1.2.1. Les procédures compensatoires

La procédure compensatoire la plus communément évoquée est restituée dans le cadre du modèle dit de ’sommation linéaire (pondérée)’. Différentes variantes de ce modèle existent. Le plus souvent, il est fait l’hypothèse que le décideur attribue un coefficient de pondération à chacune des dimensions-critère utilisée, censé traduire à ses yeux leur importance relative. Chaque option se verrait alors affectée autant de valeurs qu’il y a de dimensions-critère actives : une valeur par dimension-critère.
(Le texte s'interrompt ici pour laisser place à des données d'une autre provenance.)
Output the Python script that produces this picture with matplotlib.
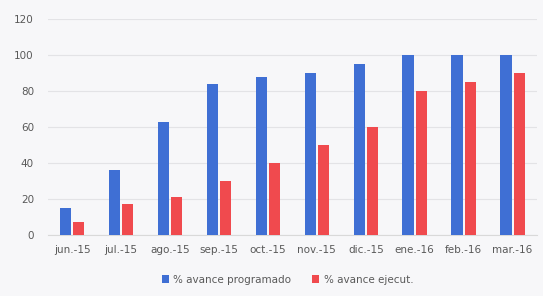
import numpy as np
import matplotlib.pyplot as plt

# ----------------------------------------------------
# Data
# ----------------------------------------------------
months = ["jun.-15", "jul.-15", "ago.-15", "sep.-15", "oct.-15",
          "nov.-15", "dic.-15", "ene.-16", "feb.-16", "mar.-16"]
programado = [15, 36, 63, 84, 88, 90, 95, 100, 100, 100]
ejecutado = [7, 17, 21, 30, 40, 50, 60, 80, 85, 90]

blue = "#3f6fd4"
red = "#f04a4e"
bg = "#f7f7f9"

fig = plt.figure(figsize=(5.43, 2.96), dpi=100, facecolor=bg)
ax = fig.add_axes([0.088, 0.206, 0.901, 0.730], facecolor=bg)

x = np.arange(len(months))
w = 0.23
ax.bar(x - w / 2 - 0.02, programado, width=w, color=blue, label="% avance programado", zorder=3)
ax.bar(x + w / 2 + 0.02, ejecutado, width=w, color=red, label="% avance ejecut.", zorder=3)

ax.set_xlim(-0.5, len(months) - 0.5)
ax.set_ylim(0, 120)
ax.set_yticks(range(0, 121, 20))
ax.set_xticks(x)
ax.set_xticklabels(months)
ax.tick_params(axis="both", length=0, labelsize=7.5, colors="#595959")
ax.tick_params(axis="x", pad=7)
ax.tick_params(axis="y", pad=10)
ax.grid(axis="y", color="#e3e3e6", linewidth=0.8, zorder=0)
for s in ["top", "right", "left"]:
    ax.spines[s].set_visible(False)
ax.spines["bottom"].set_color("#d9d9d9")

ax.legend(loc="upper center", bbox_to_anchor=(0.49, -0.14), ncol=2, frameon=False,
          fontsize=7.5, handlelength=0.7, handleheight=0.7, columnspacing=2.0,
          handletextpad=0.4, labelcolor="#595959")

fig.savefig("out.png", dpi=100, facecolor=bg)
Comme pour l’ensemble des modèles multicritères, les valeurs assignées peuvent soit correspondre directement à une réalité physique (lorsqu’il s’agit, par exemple, de comparer des appartements au regard de leur superficie respective), soit renvoyer aux gradations d’une échelle de mesure subjective, ordinale ou cardinale (lorsqu’il s’agit, par exemple, d’apprécier ces mêmes appartements à l’aune de leur cachet respectif). Dans le cadre du modèle qui nous concerne ici, la valeur totale d’une option se présenterait comme la somme pondérée des différentes valeurs (cardinales) exprimées. Serait choisie (préférée) l’option qui, parmi toutes celles examinées, bénéficie de la valeur totale la plus élevée.

Ce modèle de sommation linéaire paraît, à l’évidence, celui qui se trouve être le plus proche des représentations économiques standards du choix. Il semble plus particulièrement compatible avec le modèle du consommateur suggéré par Lancaster [1966]. Bien que l’auteur se soit contenté de développements théoriques, sa perspective est porteuse d’un processus d’évaluation multicritères, puisque le consommateur ’lancasterien’ (contrairement à son homologue ’hicksien’) apprécie les différents biens (ou paniers de biens) en termes des ’caractéristiques’ qu’ils offrent. Deux points (notamment) permettent toutefois de distinguer l’approche lancasterienne des modèles multicritères d’inspiration plus psychologique, établis, quant à eux, dans une optique inductiviste/empiriste marquée. Il apparaît, d’une part, que ces derniers modèles revendiquent un espace d’application plus local : le décideur est réputé en mesure de recourir à des procédures de sommation linéaire lorsqu’il s’agit de départager un petit nombre d’options188. Loin donc l’idée que celui-ci pourrait appliquer de telles procédures aux fins d’arbitrages entre un nombre d’options pour ainsi dire illimité. Il ressort, d’autre part, que les coefficients de pondération sont considérés comme fixes. Or, le modèle de Lancaster fait appel à des taux marginaux de substitution décroissants entre les diverses caractéristiques (Earl [1990, p. 727]). Le modèle de sommation linéaire du psychologue se révèle donc nettement moins exigeant, du point de vue des aptitudes motivationnelles prêtées au décideur, que ne l’est son cousin de facture économique standard.

Le ’modèle de sommation des différences’ (’additive differences model’) est également souvent invoqué afin de décrire une procédure compensatoire qui, généralement, mais pas nécessairement, conduit le décideur à retenir des choix distincts de ceux qu’il adopterait au terme d’une procédure de sommation linéaire pondérée. Cette autre procédure compensatoire repose sur une série de comparaisons directes intervenant entre deux options : à chaque phase du processus, l’option préférée demeure en lice et se voit comparée à une autre option rivale. Le jeu de comparaisons prend fin lorsque l’ensemble des options initialement délimité par le décideur se trouve épuisé. Quant aux comparaisons en tant que telles, celles-ci procèdent sur la base d’évaluations réalisées dimension-critère par dimension-critère. A chaque étape, le décideur apprécie les écarts de valeur (positifs ou négatifs) qui séparent deux options rivales le long de chacune des dimensions-critère retenues. La sommation de ces différences permet de départager les options considérées.

Notes
188.

De manière plus précise, on considère généralement que le modèle de sommation linéaire n’est doté d’une portée descriptive que lorsque le nombre d’options est des plus restreints. Mais, à mesure qu’augmente le nombre d’options à évaluer, on concèdera le plus souvent, à l’instar de Hogarth [1987, p. 74], que les vertus descriptives du modèle se dégradent systématiquement. En effet, même si la portée prédictive du modèle compensatoire semble pouvoir être, jusqu’à un certain point, bien maintenue, sa pertinence explicative se détériore fortement.